Similarly, in the movie Guess Who's Coming for Dinner the parents actively dissuade the interracial couple because there would be trouble for the couple and their parents, too. Freedom roped off with fear.
Lucky is Estragon and Vladimir. Lucky is enslaved to Pozzo by choice — more specifically having chosen willingly or not to accept the lack of choice — not the rope. Estragon and Vladimir are enslaved to the hope of Godot providing them their direction in life.

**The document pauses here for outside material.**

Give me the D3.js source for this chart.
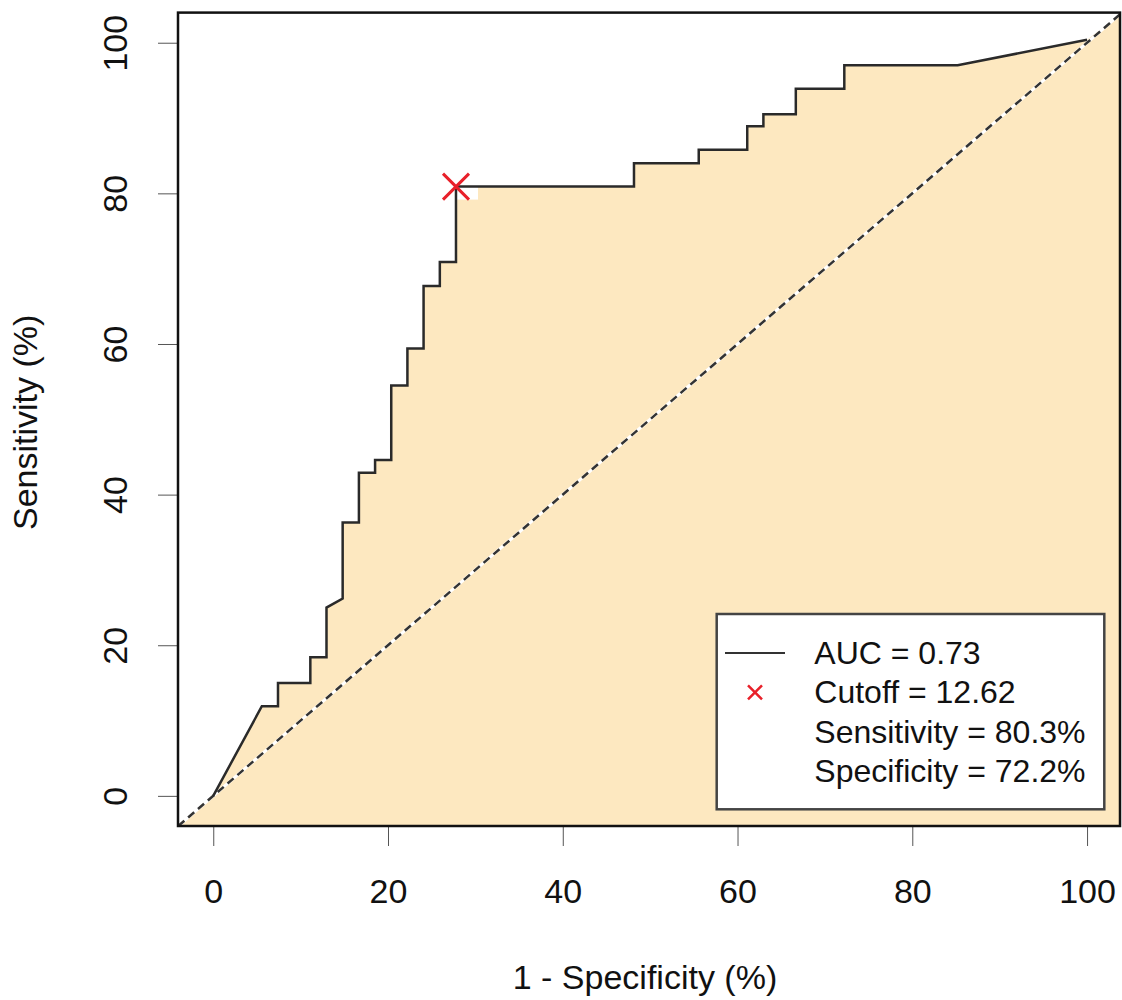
<!DOCTYPE html>
<html>
<head>
<meta charset="utf-8">
<script src="https://cdn.jsdelivr.net/npm/d3@7"></script>
<style>
  body { margin: 0; background: #fff; }
  text { font-family: "Liberation Sans", Arial, Helvetica, sans-serif; fill: #111; }
</style>
</head>
<body>
<svg width="1122" height="1000"></svg>
<script>
// ROC curve vertices (1 - specificity, sensitivity), in %
const fpr = [0, 5.56, 7.41, 7.41, 11.11, 11.11, 12.96, 12.96, 14.81, 14.81, 16.67, 16.67,
  18.52, 18.52, 20.37, 20.37, 22.22, 22.22, 24.07, 24.07, 25.93, 25.93, 27.78, 27.78,
  48.15, 48.15, 55.56, 55.56, 61.11, 61.11, 62.96, 62.96, 66.67, 66.67, 72.22, 72.22, 85.19, 100];
const tpr = [0, 11.9, 11.9, 15.0, 15.0, 18.4, 18.4, 25.0, 26.2, 36.3, 36.3, 42.9,
  42.9, 44.6, 44.6, 54.5, 54.5, 59.4, 59.4, 67.7, 67.7, 70.9, 70.9, 80.9,
  80.9, 84.0, 84.0, 85.8, 85.8, 88.9, 88.9, 90.5, 90.5, 93.9, 93.9, 97.0, 97.0, 100.4];
const cutoff = [27.78, 80.9];
const xTicks = [0, 20, 40, 60, 80, 100];
const yTicks = [0, 20, 40, 60, 80, 100];
const legendLabels = ['AUC = 0.73', 'Cutoff = 12.62', 'Sensitivity = 80.3%', 'Specificity = 72.2%'];

const svg = d3.select('svg');
const width = +svg.attr('width');
const height = +svg.attr('height');

const box = { left: 178, right: 1120, top: 12.6, bottom: 826 };

// R style: axis range extended by 4% on each side
const xScale = d3.scaleLinear().domain([-4, 104]).range([178.3, 1122]);
const yScale = d3.scaleLinear().domain([-4, 104]).range([826, 12.6]);

svg.append('clipPath').attr('id', 'plotclip')
  .append('rect')
  .attr('x', box.left).attr('y', box.top)
  .attr('width', box.right - box.left).attr('height', box.bottom - box.top);

const plot = svg.append('g').attr('clip-path', 'url(#plotclip)');

const line = d3.line().x(d => xScale(d[0])).y(d => yScale(d[1]));
const pts = fpr.map((f, i) => [f, tpr[i]]);

// area under the curve
plot.append('path')
  .attr('d', line([[-4, -4], ...pts, [104, 104], [104, -4]]) + 'Z')
  .attr('fill', '#fde8c0');

// white patch behind the cutoff marker
const cx = xScale(cutoff[0]);
const cy = yScale(cutoff[1]);
plot.append('rect')
  .attr('x', cx - 13).attr('y', cy - 24)
  .attr('width', 35).attr('height', 37)
  .attr('fill', '#fff');

// chance line
const diag = [[-4, -4], [104, 104]];
plot.append('path').attr('d', line(diag))
  .attr('stroke', '#fff').attr('stroke-width', 3).attr('fill', 'none');
plot.append('path').attr('d', line(diag))
  .attr('stroke', '#333').attr('stroke-width', 2.5)
  .attr('stroke-dasharray', '8,5').attr('fill', 'none');

// ROC curve
plot.append('path').attr('d', line(pts))
  .attr('stroke', '#2a2a2a').attr('stroke-width', 2.5).attr('fill', 'none');

// cutoff marker
const cross = (g, x, y, r, w) => {
  g.append('path')
    .attr('d', `M${x - r},${y - r}L${x + r},${y + r}M${x - r},${y + r}L${x + r},${y - r}`)
    .attr('stroke', '#e8202a').attr('stroke-width', w).attr('fill', 'none');
};
cross(plot, cx, cy, 13, 3);

// axes
const xAxisG = svg.append('g')
  .attr('transform', `translate(0,${box.bottom})`)
  .call(d3.axisBottom(xScale).tickValues(xTicks).tickSize(20).tickPadding(33));
xAxisG.select('.domain').remove();
xAxisG.selectAll('.tick line').attr('stroke', '#555');
xAxisG.selectAll('.tick text').attr('font-size', 34).attr('fill', '#111')
  .attr('font-family', '"Liberation Sans", Arial, sans-serif');

const yAxisG = svg.append('g')
  .attr('transform', `translate(${box.left},0)`)
  .call(d3.axisLeft(yScale).tickValues(yTicks).tickSize(20));
yAxisG.select('.domain').remove();
yAxisG.selectAll('.tick line').attr('stroke', '#555');
yAxisG.selectAll('.tick text')
  .attr('transform', 'rotate(-90)')
  .attr('x', 0).attr('y', -51).attr('dy', 0)
  .attr('text-anchor', 'middle')
  .attr('font-size', 34).attr('fill', '#111')
  .attr('font-family', '"Liberation Sans", Arial, sans-serif');

// axis titles
svg.append('text')
  .attr('x', (box.left + width) / 2 - 5).attr('y', 989)
  .attr('text-anchor', 'middle').attr('font-size', 34)
  .text('1 - Specificity (%)');

svg.append('text')
  .attr('transform', `translate(37,${(box.top + box.bottom) / 2 + 3}) rotate(-90)`)
  .attr('text-anchor', 'middle').attr('font-size', 34)
  .text('Sensitivity (%)');

// plot frame
svg.append('rect')
  .attr('x', box.left).attr('y', box.top)
  .attr('width', box.right - box.left).attr('height', box.bottom - box.top)
  .attr('fill', 'none').attr('stroke', '#111').attr('stroke-width', 2.5);

// legend
const lg = svg.append('g');
lg.append('rect')
  .attr('x', 716.7).attr('y', 614)
  .attr('width', 387.6).attr('height', 195.3)
  .attr('fill', '#fff').attr('stroke', '#444').attr('stroke-width', 2.5);

const rowY = i => 653 + i * 39.3;
lg.append('line')
  .attr('x1', 725).attr('x2', 785)
  .attr('y1', rowY(0)).attr('y2', rowY(0))
  .attr('stroke', '#333').attr('stroke-width', 2);
cross(lg, 755, rowY(1), 7, 2.5);

lg.selectAll('text.leg').data(legendLabels)
  .enter().append('text')
  .attr('class', 'leg')
  .attr('x', 814.3)
  .attr('y', (d, i) => rowY(i) + 11)
  .attr('font-size', 32)
  .attr('fill', '#222')
  .text(d => d);
</script>
</body>
</html>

The metaphors are obvious: we make our choices to remain as we are, whether we are societally successful or not, by accepting the situation we find ourselves in by submitting to choices others have made for us, then hoping that abandoning our Selves to those seen or unseen others will bring us succour.
The challenge, here, is twofold. The courage to see things exactly as they are within ourselves and in the society, and the wisdom to know what can and cannot be changed. I have no idea how either of these things are done.
This play is endlessly rich in meaning. I would now like to see it, and to produce an amateur production of it — or perhaps a reading. Hmmmm.